Text to Audio#
Text to Audio Processor is a processor that converts text input into audio output. It plays a crucial role in transforming written text into spoken words, enabling applications to generate audio content dynamically.
Supported Input Port:
text: The Text to Audio Processor accepts input through the “text” port. The input should be a string representing the text that needs to be converted to audio.
Supported Output Port:
filepath: The processor produces output through the “filepath” port. The output is the file path of the generated audio file.
List of Implementations:#
Azure Implementation#
The Azure implementation of the Text to Audio Processor utilizes Azure’s text-to-speech capabilities to convert text to audio.
Metadata
Field |
Type |
Description |
---|---|---|
voice_name |
string (optional) |
The name of the voice to be used for the audio output. The default value is “en-US-AriaNeural”. |
azure_region |
string (optional) |
The Azure region where the text-to-speech service is located. The default value is “eastus”. |
azure_api_key |
string (required) |
The API key for accessing Azure’s text-to-speech service. This key is user-provided. |
output_filename |
string (optional) |
The name of the output audio file.
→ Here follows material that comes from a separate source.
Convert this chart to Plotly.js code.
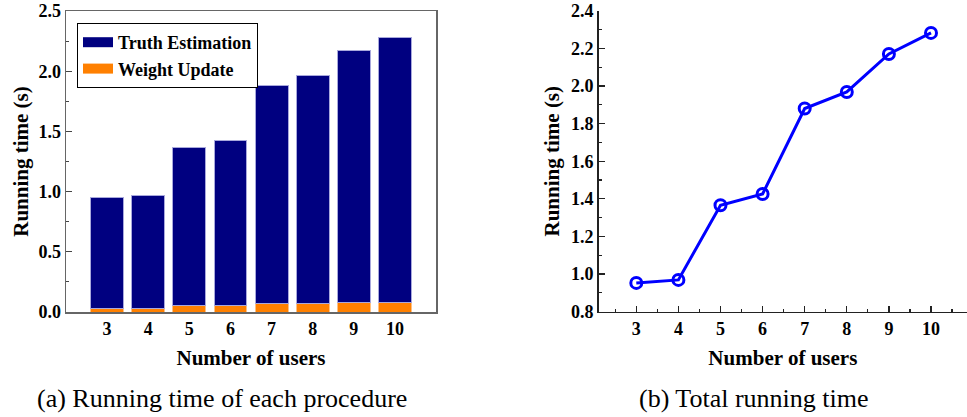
<!DOCTYPE html>
<html>
<head>
<meta charset="utf-8">
<script src="https://cdn.plot.ly/plotly-3.0.1.min.js"></script>
<style>html,body{margin:0;padding:0;background:#fff;}#chart{width:967px;height:417px;}</style>
</head>
<body>
<div id="chart"></div>
<script>
// ---- data ----
const users = [3, 4, 5, 6, 7, 8, 9, 10];
const weightUpdate = [0.03, 0.03, 0.05, 0.05, 0.07, 0.07, 0.075, 0.08];
const truthEstimation = [0.923, 0.939, 1.316, 1.376, 1.810, 1.898, 2.095, 2.202];
const totalTime = [0.953, 0.969, 1.366, 1.426, 1.880, 1.968, 2.170, 2.282];
const seriesNames = ['Truth Estimation', 'Weight Update'];
const xTitle = 'Number of users';
const yTitle = 'Running time (s)';
const captions = ['(a) Running time of each procedure', '(b) Total running time'];

// ---- styling ----
const FAM = '"Liberation Serif", "Times New Roman", Times, serif';
const NAVY = '#000080';
const ORANGE = '#ff8000';
const tickFont = {family: FAM, size: 18, color: '#000', weight: 'bold'};
const titleFont = {family: FAM, size: 21, color: '#000', weight: 'bold'};

const traces = [
  {type: 'bar', x: users, y: weightUpdate, name: seriesNames[1], showlegend: false,
   marker: {color: ORANGE, line: {color: '#ffc080', width: 1}}, width: 0.8, xaxis: 'x', yaxis: 'y'},
  {type: 'bar', x: users, y: truthEstimation, name: seriesNames[0], showlegend: false,
   marker: {color: NAVY, line: {color: '#a8a8dc', width: 1}}, width: 0.8, xaxis: 'x', yaxis: 'y'},
  // legend entries (wide rectangular swatches like the original)
  {type: 'scatter', mode: 'lines', x: [null], y: [null], name: seriesNames[0], showlegend: true,
   line: {color: NAVY, width: 13}, xaxis: 'x', yaxis: 'y', hoverinfo: 'skip'},
  {type: 'scatter', mode: 'lines', x: [null], y: [null], name: seriesNames[1], showlegend: true,
   line: {color: ORANGE, width: 13}, xaxis: 'x', yaxis: 'y', hoverinfo: 'skip'},
  // right panel
  {type: 'scatter', mode: 'lines+markers', x: users, y: totalTime, showlegend: false,
   line: {color: '#0000ff', width: 3},
   marker: {symbol: 'circle-open', size: 11, color: '#0000ff', line: {width: 3, color: '#0000ff'}},
   xaxis: 'x2', yaxis: 'y2'}
];

const topTicks = [];
for (let v = 3; v <= 10.001; v += 0.875) topTicks.push(v);

const LDOMX = [66/967, 436/967];
const LDOMY = [1 - 312/417, 1 - 11/417];
const RDOMX = [598.7/967, 1.0];
const RDOMY = [1 - 311.7/417, 1 - 10.7/417];

const layout = {
  width: 967, height: 417,
  margin: {l: 0, r: 0, t: 0, b: 0},
  paper_bgcolor: '#fff', plot_bgcolor: '#fff',
  barmode: 'stack', bargap: 0.2,
  showlegend: true,
  legend: {x: 77/967, y: 1 - 23/417, xanchor: 'left', yanchor: 'top',
    bordercolor: '#000', borderwidth: 1, bgcolor: '#fff',
    font: {family: FAM, size: 18, color: '#000', weight: 'bold'},
    traceorder: 'normal', tracegroupgap: 0},
  xaxis: {domain: LDOMX, anchor: 'y', range: [2, 11], tickmode: 'array', tickvals: users,
    ticks: '', showline: true, linecolor: '#666', linewidth: 1.5, mirror: true,
    showgrid: false, zeroline: false, tickfont: tickFont,
    title: {text: xTitle, font: titleFont, standoff: 12}},
  yaxis: {domain: LDOMY, anchor: 'x', range: [0, 2.5], dtick: 0.5, tickformat: '.1f',
    ticks: 'inside', ticklen: 6, tickwidth: 1.2, tickcolor: '#444',
    minor: {dtick: 0.25, ticks: 'inside', ticklen: 3, tickcolor: '#444', showgrid: false},
    showline: true, linecolor: '#666', linewidth: 1.5, mirror: true,
    showgrid: false, zeroline: false, tickfont: tickFont,
    title: {text: yTitle, font: titleFont, standoff: 4}},
  yaxis3: {overlaying: 'y', anchor: 'x', side: 'right', range: [0, 2.5], dtick: 0.25,
    ticks: 'inside', ticklen: 4, tickwidth: 1.2, tickcolor: '#444', showticklabels: false,
    showline: false, showgrid: false, zeroline: false},
  xaxis2: {domain: RDOMX, anchor: 'y2', range: [2.107, 10.855], dtick: 1, tick0: 3,
    ticks: 'inside', ticklen: 6, tickwidth: 1.2, tickcolor: '#222',
    minor: {dtick: 0.5, ticks: 'inside', ticklen: 3, tickcolor: '#222', showgrid: false},
    showline: true, linecolor: '#222', linewidth: 1.5, mirror: false,
    showgrid: false, zeroline: false, tickfont: tickFont,
    title: {text: xTitle, font: titleFont, standoff: 12}},
  xaxis3: {overlaying: 'x2', anchor: 'y2', side: 'top', range: [2.107, 10.855],
    tickmode: 'array', tickvals: topTicks, ticks: 'inside', ticklen: 5, tickwidth: 1.2,
    tickcolor: '#222', showticklabels: false, showline: true, linecolor: '#222', linewidth: 1.5,
    showgrid: false, zeroline: false},
  yaxis2: {domain: RDOMY, anchor: 'x2', range: [0.8, 2.4], dtick: 0.2, tick0: 0.8, tickformat: '.1f',
    ticks: 'inside', ticklen: 6, tickwidth: 1.2, tickcolor: '#222',
    minor: {dtick: 0.1, ticks: 'inside', ticklen: 3, tickcolor: '#222', showgrid: false},
    showline: true, linecolor: '#222', linewidth: 1.5, mirror: false,
    showgrid: false, zeroline: false, tickfont: tickFont,
    title: {text: yTitle, font: titleFont, standoff: 5}},
  yaxis4: {overlaying: 'y2', anchor: 'x2', side: 'right', range: [0.8, 2.4], dtick: 0.16, tick0: 0.8,
    ticks: 'inside', ticklen: 4, tickwidth: 1.2, tickcolor: '#222', showticklabels: false,
    showline: false, showgrid: false, zeroline: false},
  annotations: [
    {text: captions[0], xref: 'paper', yref: 'paper', x: 221.7/967, y: 1 - 398/417,
     xanchor: 'center', yanchor: 'middle', showarrow: false,
     font: {family: FAM, size: 26, color: '#000'}},
    {text: captions[1], xref: 'paper', yref: 'paper', x: 754/967, y: 1 - 398/417,
     xanchor: 'center', yanchor: 'middle', showarrow: false,
     font: {family: FAM, size: 26, color: '#000'}}
  ]
};

Plotly.newPlot('chart', traces, layout, {staticPlot: true, displayModeBar: false});
</script>
</body>
</html>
The default value is “output.mp3”. |
output_folder |
string (optional) |
The folder where the generated audio file will be stored. The default value is “assets”. |
Sample processor configuration:#
NOTE: Processor is always added to a module(Input or Output). The module is then added to the pipeline.
{
"processor_type": "text_to_audio",
"processor_implementation_type": "text_to_audio_with_azure",
"input_port": "text",
"output_port": "filepath",
"metadata": {},
}